NLP Recent Paper Review
In his presentation from April 2020, Thomas Wolf, presents recent works in the field of Artificial Intelligence.
Current research directions in the field of NLP are:
- model size and computational efficiency
- out-of-domain generalization
- fine tuning and sample efficiency
- common sense and inductive bias
Model size
Regarding model size the most recent developments were usually based on increasingly big models such as T5 by Google, MegatronLM by Nvidia, or BART / XLM-R by Facebook Research. These models usually have over 1 billion parameters.
This is a problem because of the narrowing research competition and the environmental cost that come with the training of these models.
However, works on smaller models because the big ones are usually overparametrized are a research stream. Thomas Wolf presents three techniques, i.e. distillation, pruning, and quantization to address the reduction of model size.
- Distillation deals with taking a teacher model (like BERT) and using a student model (e.g., TinyBERT) to reduce inference cost, while capitalizing on the inductive biases learned by large models.

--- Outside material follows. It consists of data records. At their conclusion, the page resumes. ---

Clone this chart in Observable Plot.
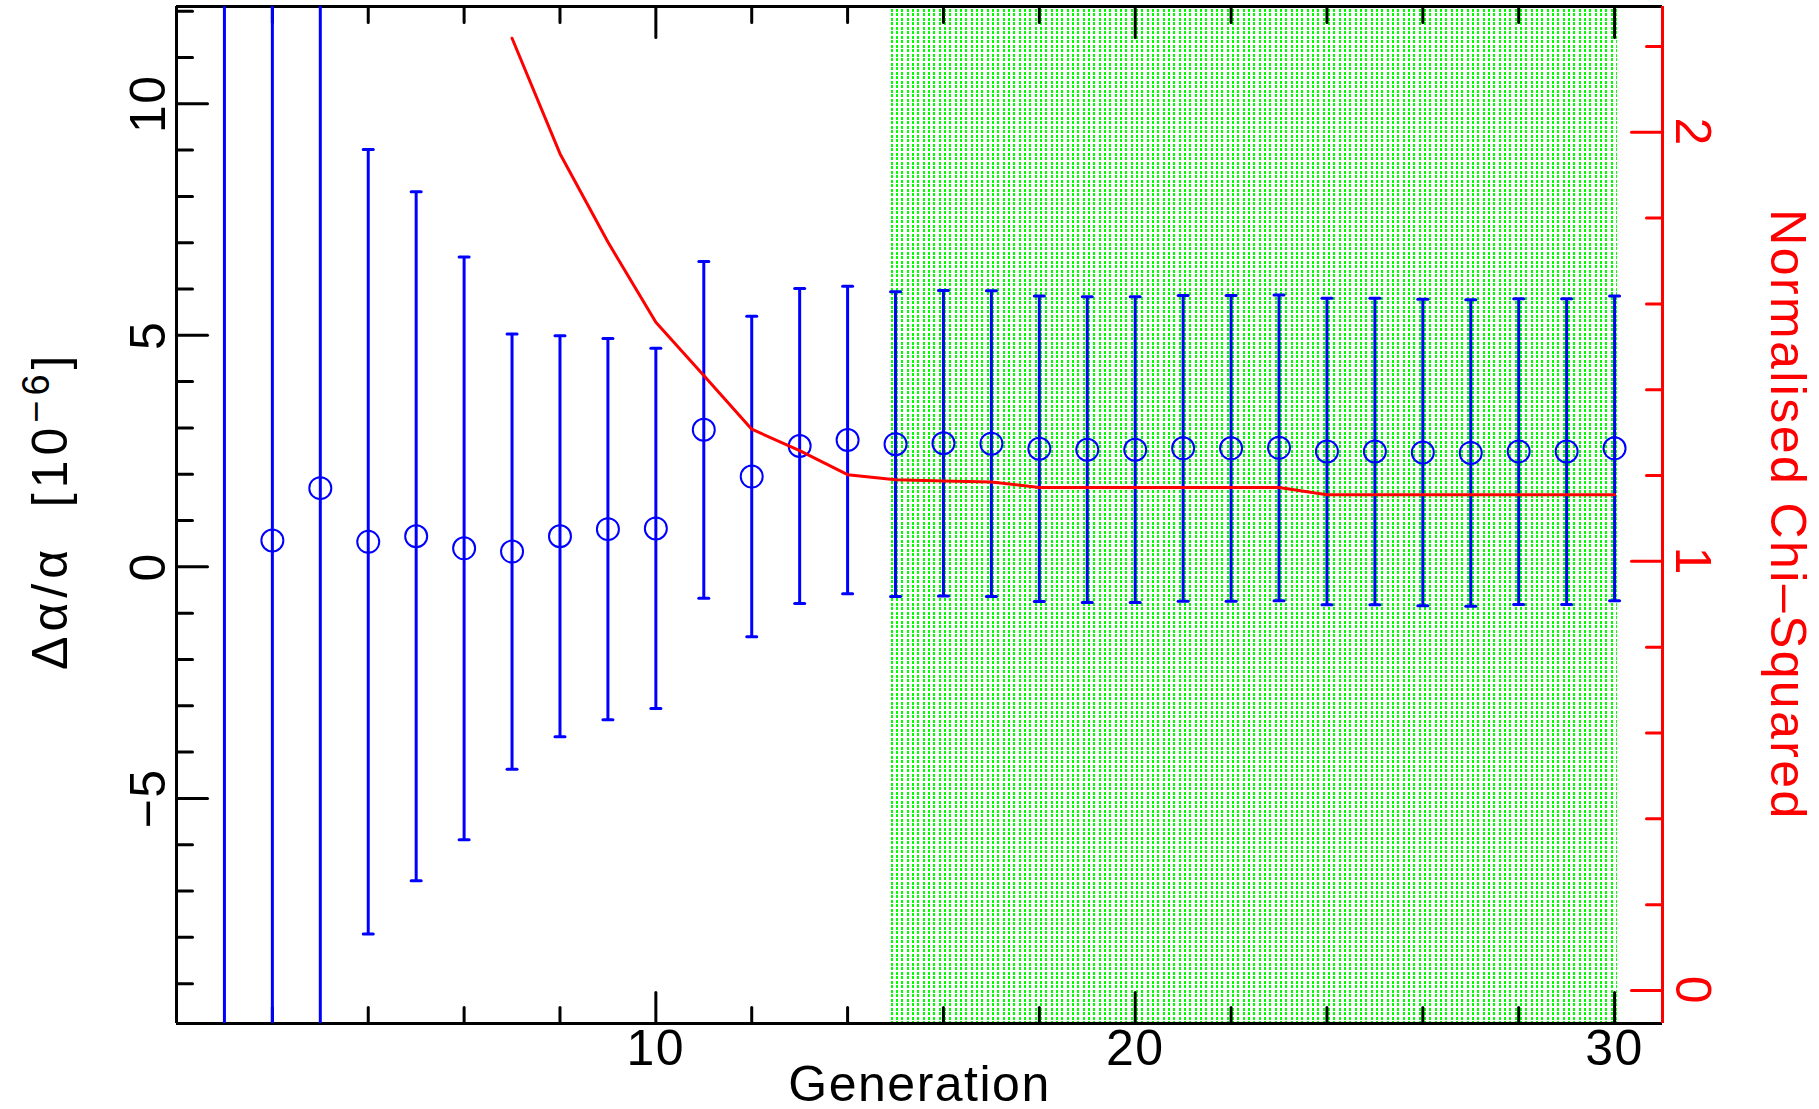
<!DOCTYPE html>
<html>
<head>
<meta charset="utf-8">
<script src="https://cdn.jsdelivr.net/npm/d3@7"></script>
<script src="https://cdn.jsdelivr.net/npm/@observablehq/plot@0.6"></script>
<style>
  html, body { margin: 0; padding: 0; background: #fff; overflow: hidden; }
  #chart svg text { letter-spacing: 1.5px; }
</style>
</head>
<body>
<div id="chart"></div>
<script>
// Generations of the fit
const generations = [1, 2, 3, 4, 5, 6, 7, 8, 9, 10, 11, 12, 13, 14, 15,
                     16, 17, 18, 19, 20, 21, 22, 23, 24, 25, 26, 27, 28, 29, 30];

// Δα/α best-fit value per generation (units of 1e-6); generation 1 lies above the plotted range
const deltaAlpha = [15.0, 0.57, 1.70, 0.54, 0.66, 0.40, 0.33, 0.66, 0.815, 0.83,
                    2.96, 1.95, 2.61, 2.74, 2.65, 2.67, 2.66, 2.55, 2.53, 2.53,
                    2.56, 2.56, 2.57, 2.49, 2.49, 2.47, 2.46, 2.49, 2.49, 2.56];

// 1-sigma uncertainty on Δα/α (units of 1e-6)
const deltaAlphaErr = [40, 30, 20, 8.47, 7.44, 6.29, 4.70, 4.33, 4.115, 3.89,
                       3.635, 3.46, 3.40, 3.32, 3.29, 3.30, 3.30, 3.30, 3.30, 3.30,
                       3.30, 3.30, 3.30, 3.31, 3.31, 3.31, 3.31, 3.30, 3.30, 3.29];

// Normalised chi-squared of the fit (only from generation 7 onwards)
const chiSquared = [null, null, null, null, null, null,
                    2.219, 1.950, 1.744, 1.557, 1.433, 1.308, 1.258, 1.202,
                    1.190, 1.187, 1.185, 1.172, 1.172, 1.172, 1.172, 1.172, 1.172,
                    1.155, 1.155, 1.155, 1.155, 1.155, 1.155, 1.155];

// Generations highlighted as the converged regime
const convergedRange = [[14.87, 30.06]];

// Axis extents and ticks
const xDomain = [0, 31];
const yDomain = [-9.86, 12.10];
const chiDomain = [-0.077, 2.293];

const xMajorTicks = [10, 20, 30];
const xMinorTicks = [2, 4, 6, 8, 12, 14, 16, 18, 22, 24, 26, 28];
const yMajorTicks = [-5, 0, 5, 10];
const yMinorTicks = [-9, -8, -7, -6, -4, -3, -2, -1, 1, 2, 3, 4, 6, 7, 8, 9, 11, 12];
const chiMajorTicks = [0, 1, 2];
const chiMinorTicks = [0.2, 0.4, 0.6, 0.8, 1.2, 1.4, 1.6, 1.8, 2.2];

const rows = generations.map((g, i) => ({
  gen: g,
  delta: deltaAlpha[i],
  err: deltaAlphaErr[i],
  chi: chiSquared[i]
}));

// The chi-squared axis shares the plot height: map its values onto the Δα/α scale
const chiToY = d3.scaleLinear().domain(chiDomain).range(yDomain);

const fmt = d => (d < 0 ? "\u2212" + Math.abs(d) : String(d));

// Inward-pointing tick marks and error-bar caps
const tickShape = { draw(ctx, l) { ctx.moveTo(0, 0); ctx.lineTo(0, -l); } };
const capSymbol = { draw(ctx) { ctx.moveTo(-5, 0); ctx.lineTo(5, 0); } };
const MAJOR = 31, MINOR = 16;

const ticks = (values, len, opts) =>
  Plot.vector(values, { length: len, anchor: "start", shape: tickShape, strokeWidth: 3, ...opts });

// centred text regardless of the frame anchor used to place it
const label = (data, opts) =>
  Plot.text(data, { textAnchor: "middle", lineAnchor: "middle", ...opts });

const svg = Plot.plot({
  width: 1819,
  height: 1109,
  marginLeft: 176,
  marginRight: 157,
  marginTop: 6,
  marginBottom: 86,
  x: { domain: xDomain, axis: null },
  y: { domain: yDomain, axis: null },
  style: {
    fontFamily: "'Liberation Sans', Arial, sans-serif",
    fontSize: "50px",
    background: "white",
    color: "black",
    overflow: "visible"
  },
  marks: [
    // shaded converged region
    Plot.rect(convergedRange, { x1: d => d[0], x2: d => d[1], fill: "url(#green-dots)" }),

    // bottom and top ticks
    ticks(xMajorTicks, MAJOR, { x: d => d, frameAnchor: "bottom", rotate: 0, stroke: "black" }),
    ticks(xMinorTicks, MINOR, { x: d => d, frameAnchor: "bottom", rotate: 0, stroke: "black" }),
    ticks(xMajorTicks, MAJOR, { x: d => d, frameAnchor: "top", rotate: 180, stroke: "black" }),
    ticks(xMinorTicks, MINOR, { x: d => d, frameAnchor: "top", rotate: 180, stroke: "black" }),
    // left ticks
    ticks(yMajorTicks, MAJOR, { y: d => d, frameAnchor: "left", rotate: 90, stroke: "black" }),
    ticks(yMinorTicks, MINOR, { y: d => d, frameAnchor: "left", rotate: 90, stroke: "black" }),

    // frame
    Plot.ruleY([yDomain[0], yDomain[1]], { stroke: "black", strokeWidth: 3 }),
    Plot.ruleX([xDomain[0]], { stroke: "black", strokeWidth: 3 }),

    // error bars, caps and best-fit values
    Plot.ruleX(rows, { x: "gen", y1: d => d.delta - d.err, y2: d => d.delta + d.err,
                       stroke: "#0000ff", strokeWidth: 3, clip: true }),
    Plot.dot(rows, { x: "gen", y: d => d.delta + d.err, symbol: capSymbol, fill: "none",
                     stroke: "#0000ff", strokeWidth: 3, strokeLinecap: "round", clip: true }),
    Plot.dot(rows, { x: "gen", y: d => d.delta - d.err, symbol: capSymbol, fill: "none",
                     stroke: "#0000ff", strokeWidth: 3, strokeLinecap: "round", clip: true }),
    Plot.dot(rows, { x: "gen", y: "delta", r: 11, fill: "none", stroke: "#0000ff",
                     strokeWidth: 2, clip: true }),

    // normalised chi-squared
    Plot.line(rows, { x: "gen", y: d => (d.chi == null ? NaN : chiToY(d.chi)),
                      stroke: "#ff0000", strokeWidth: 3 }),

    // right (chi-squared) axis
    Plot.ruleX([xDomain[1]], { stroke: "#ff0000", strokeWidth: 3 }),
    ticks(chiMajorTicks, MAJOR, { y: d => chiToY(d), frameAnchor: "right", rotate: -90, stroke: "#ff0000" }),
    ticks(chiMinorTicks, MINOR, { y: d => chiToY(d), frameAnchor: "right", rotate: -90, stroke: "#ff0000" }),

    // tick labels
    label(xMajorTicks, { x: d => d, frameAnchor: "bottom", dy: 25, text: fmt, fill: "black" }),
    label(yMajorTicks, { y: d => d, frameAnchor: "left", dx: -28, rotate: -90, text: fmt, fill: "black" }),
    label(chiMajorTicks, { y: d => chiToY(d), frameAnchor: "right", dx: 29, rotate: 90, text: fmt, fill: "#ff0000" }),

    // axis titles
    label(["Generation"], { frameAnchor: "bottom", dy: 61, text: d => d, fill: "black" }),
    label(["Normalised Chi\u2013Squared"], { frameAnchor: "right", dx: 124, rotate: 90,
                                             text: d => d, fill: "#ff0000" })
  ]
});

const root = d3.select(svg);

// wider tracking on the right-hand title
root.selectAll("text")
  .filter(function () { return this.textContent === "Normalised Chi\u2013Squared"; })
  .style("letter-spacing", "2.4px");

// dotted green fill pattern (three columns and two rows of dots per tile)
const pattern = root.insert("defs", ":first-child")
  .append("pattern")
  .attr("id", "green-dots")
  .attr("patternUnits", "userSpaceOnUse")
  .attr("width", 16)
  .attr("height", 9);
for (const px of [0, 5, 11]) {
  for (const py of [0, 4]) {
    pattern.append("rect").attr("x", px).attr("y", py)
      .attr("width", 2).attr("height", 3).attr("fill", "#00ff00");
  }
}

// left axis title with superscript exponent
const title = root.append("text")
  .attr("transform", "translate(67,512) rotate(-90)")
  .attr("text-anchor", "middle")
  .attr("font-size", 50)
  .attr("fill", "black")
  .attr("textLength", 316)
  .attr("lengthAdjust", "spacing");
title.append("tspan").text("\u0394\u03b1/\u03b1  [10");
title.append("tspan").attr("dy", -18).attr("font-size", 38).text("\u22126");
title.append("tspan").attr("dy", 18).text("]");

document.getElementById("chart").appendChild(svg);
</script>
</body>
</html>
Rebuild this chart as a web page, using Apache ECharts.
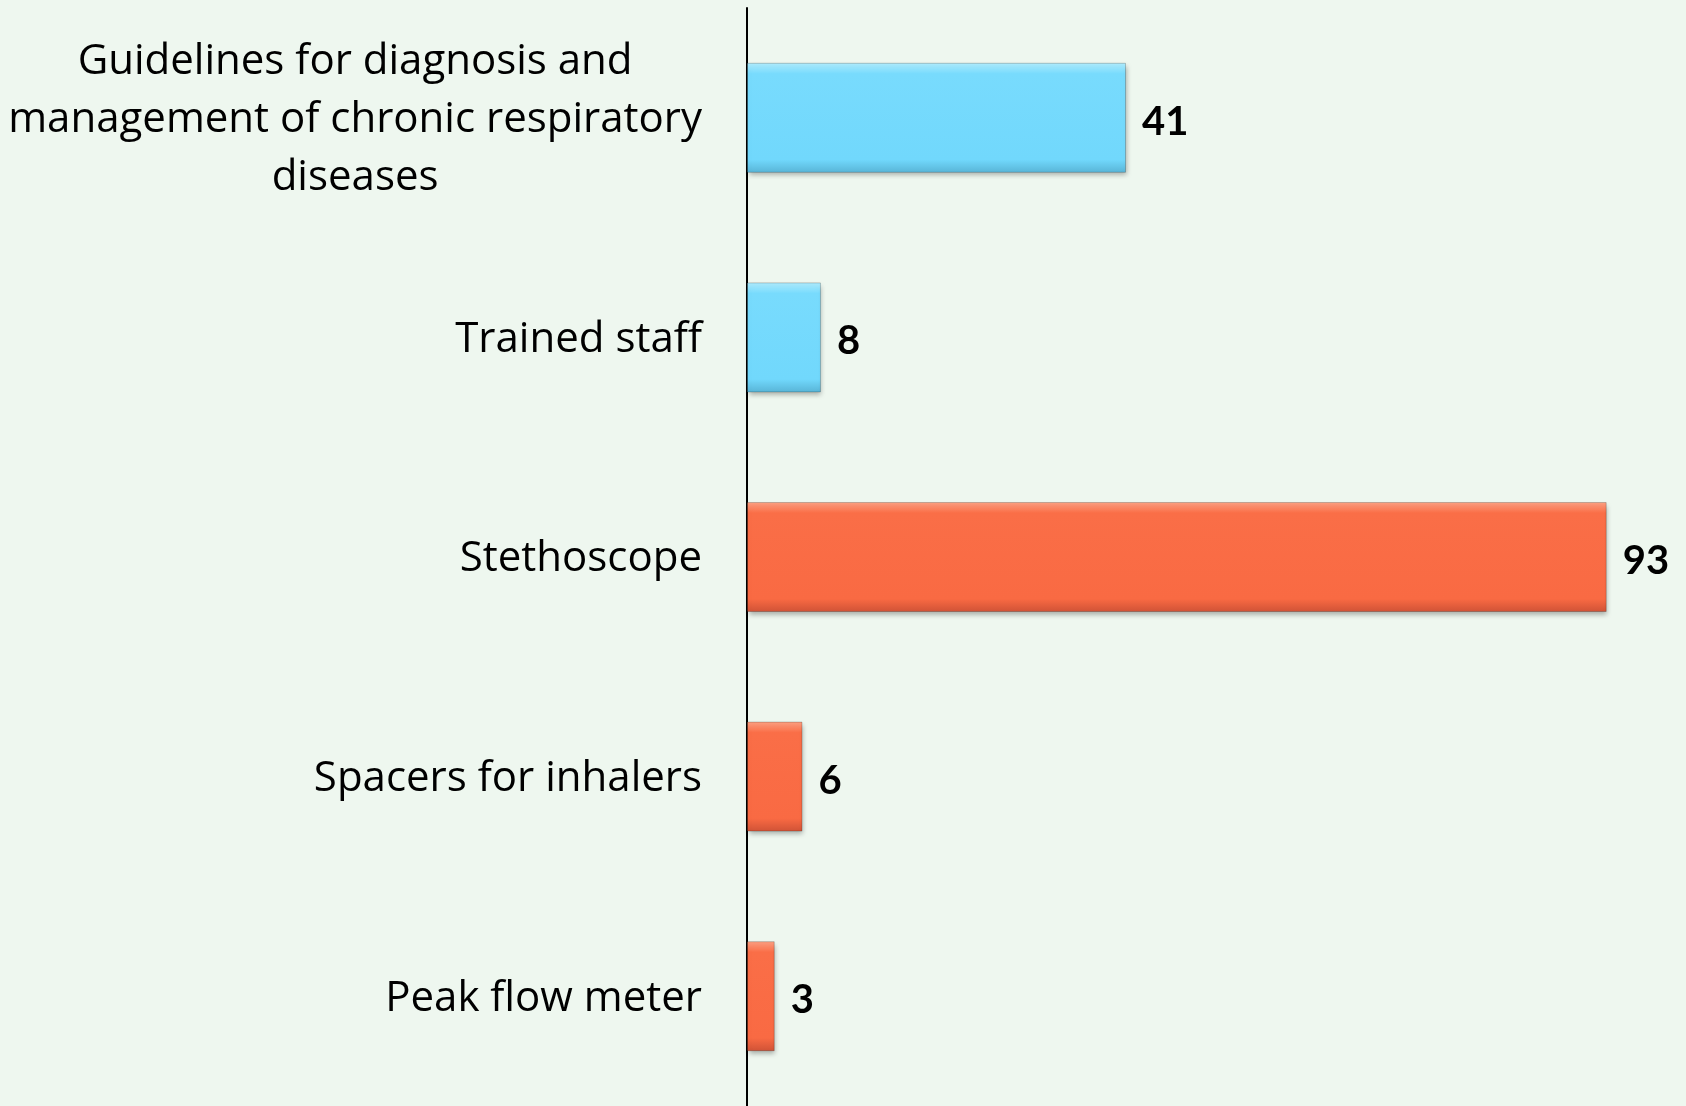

- Pruning can be done for heads, weights, and layers.
- Quantization refers to the change of the data type (i.e., FP32 to INT8).
Additionally, researchers trace how increasing amounts of data improve result quality in NLP challenges. This can be done for pre-training (e.g. the XLNet vs. BERT debates) or in fine-tuning (scores on the Winograd Schema Challenge or MaskedWiki.)
Generally, the power law of natural language modelling (NLM) confers that compute, dataset size and parameters need to be scaled up in tandem. RoBERTa-large with 2.2T tokens compared to BERT-large with only 137B tokens had a significantly better result in zero-shot evaluation on birth-year comparisons.
In-domain vs. Out-of-domain Generalization
Out-of-domain generalizations relates to the ability of a trained Neural Network to also solve NLP tasks outside the training domain. Let us assume that a neural net was only trained on wikipedia articles then it would write texts or solve masked tasks only with wikipedia-like answers. In a forum like platform like Reddit the neural network would be easily spotted.
The limits of NLU and the rise of NLG
The NL Decathlon is a test consisting of different tasks like translation, question answering and summarization. It is used to evaluate different models and test their quality of natural language generation (NLG).
A fundamental flaw: the lack of robustness
Still, neural nets in NLP easily fall into local minima meaning that they are confused if certain parts of a text are changed. Solutions to this could be better regularizaton, ensembles and multi-tasking but will result in high cost of training.
The inductive bias question
Models can be brittle and spurious. Brittle refers to failing when text is modified, even when meaning is preserved. While spurious models memorize artifacts and biases instead of truly learning.
Common Sense
The limits of distributional hypothesis proposes that certain types of information are difficult to learn from raw text. E.g., humans do not state the obvious (sheep are white, but everybody talks about black sheep), so structural knowledge (a table that says that sheep are white), multimodal learning (show a lot of sheep to the computer from pictures) or humans in the loop may be the remedy. Just like humans are also learning from multimodal contexts (after all we have multiple senses).
The continual-learning question
What does the neural network need to know, what could it forget? Current transfer learning only performs adaptions once but we need models that continuously retain and accumulate knowledge across many tasks. So no distinction between pretraining and adaption should be made.